Does this statistic surprise you? We thought 20 percent was a low outcome for the number of students who “fake bake.” Perhaps some students were shy to admit their tanning ways? Maybe it’s because students know the dangers of tanning.

According to the American Academy of Dermatology, there is a 75 percent increase in the risk of melanoma in those who have been exposed to ultraviolet (UV) radiation from indoor tanning.  The danger lies in the UV rays. UV light, according to AAD, stimulates the production of melanin, the dark pigmentation that surrounds the core of the cells that protect DNA. This melanin substance absorbs and scatters radiation throughout the body.

The Food and Drug Administration recently released a statement on its website warning consumers of the effects of UV radiation in tanning devices. The statement reads, “A recent report by the International Agency for Research on Cancer…concludes that tanning devices are more dangerous than previously thought. Exposure to UV radiation, whether from the sun or indoor tanning beds, can cause skin cancer, skin burns, premature skin aging, and eye damage.”

Still, indoor tanning is a $2.6 billion industry in the United States, according to the Melanoma Research Foundation.

Tiffany Mathews, wellness coordinator for KSC, said exposure to the sun is not all bad.

“While it is important to expose yourself to sunlight in order to get that Vitamin D, too much sun, like tanning, is harmful,” Mathews said. Mathews continued and stated tanning beds do not contain Vitamin D, resulting in no health benefits.

KSC senior Anna Lienghot said she has never used a tanning bed.

“I’m too nervous to use one,” Lienghot stated. Lienghot described herself as “cancer-prone,” and said she did not want to risk her health. Lienghot said she sticks to tanning cream when she wants to appear bronzed.

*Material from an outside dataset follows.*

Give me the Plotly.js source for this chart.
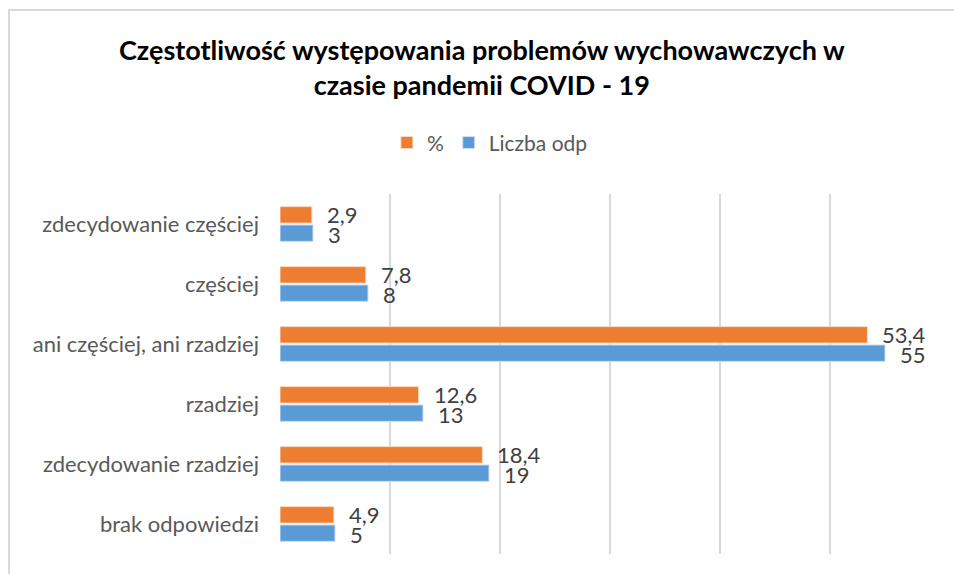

Similarly, sophomore Kristen McNally said she tanned once over winter break.

“It was just random. It’s not a regular thing for me,” McNally said. McNally stated family members have had skin cancer, which scares her away from making tanning a regular habit.

Junior Christine Sullivan said she used to visit tanning salons on a three day per week basis.

“I stopped going because it got too expensive, plus it’s not good for you,” Sullivan stated. “But mostly it’s because it was so expensive.” Sullivan said salons do not post warnings on cancer risks, though she was warned to wear protective goggles in the booths.

Chris Gruner, a junior, said he’s never been to a tanning salon, but knows many girls who do.

Gruner said, “It’s really noticeable when girls tan too much. Just stop.” Gruner stated a “nice bronze” looks nice, but cautioned girls not to overload.

Gruner commented on the few girls he sees on campus who are too dark or orange and said, “Damn, she’s going tanning—that’s not cool.”

Junior Jaime Kathan said she visited a tanning salon before vacationing one year.

“I tanned before I left to protect my skin because the sun exposure where I was going was really high,” Kathan explained. “I did it so I wouldn’t burn.”

Kathan is one of many who have fallen for the idea that getting a “base tan” before hitting the beach is beneficial. But with the information released that states how harmful tanning beds are—how can exposing oneself to UV rays before going outside to get more UV rays be useful?

Lawrence E. Gibson, M.D., a doctor with the Mayo Clinc, addressed this myth and said, “Many people go to tanning salons to get a so-called ‘base tan’ before leaving on a beach vacation. The theory behind this is a few sessions of indoor tanning will protect your skin from sunburn. But there’s little evidence that this is true.” Gibson explained the issue being that repeated exposure to UV radiation, whether it comes from a tanning bed or the sun, increases the risk of premature skin aging and cancer.

If you’re unhappy with your pale appearance, try the various tanning lotions and foams you can buy at any drugstore before resorting to a tanning booth.

Mathews summarized these issues when she concluded, “Strive to be the best you can be, know the information, know the facts, and make an informed, healthy decision.”

Keep calm and carry on, Keene State.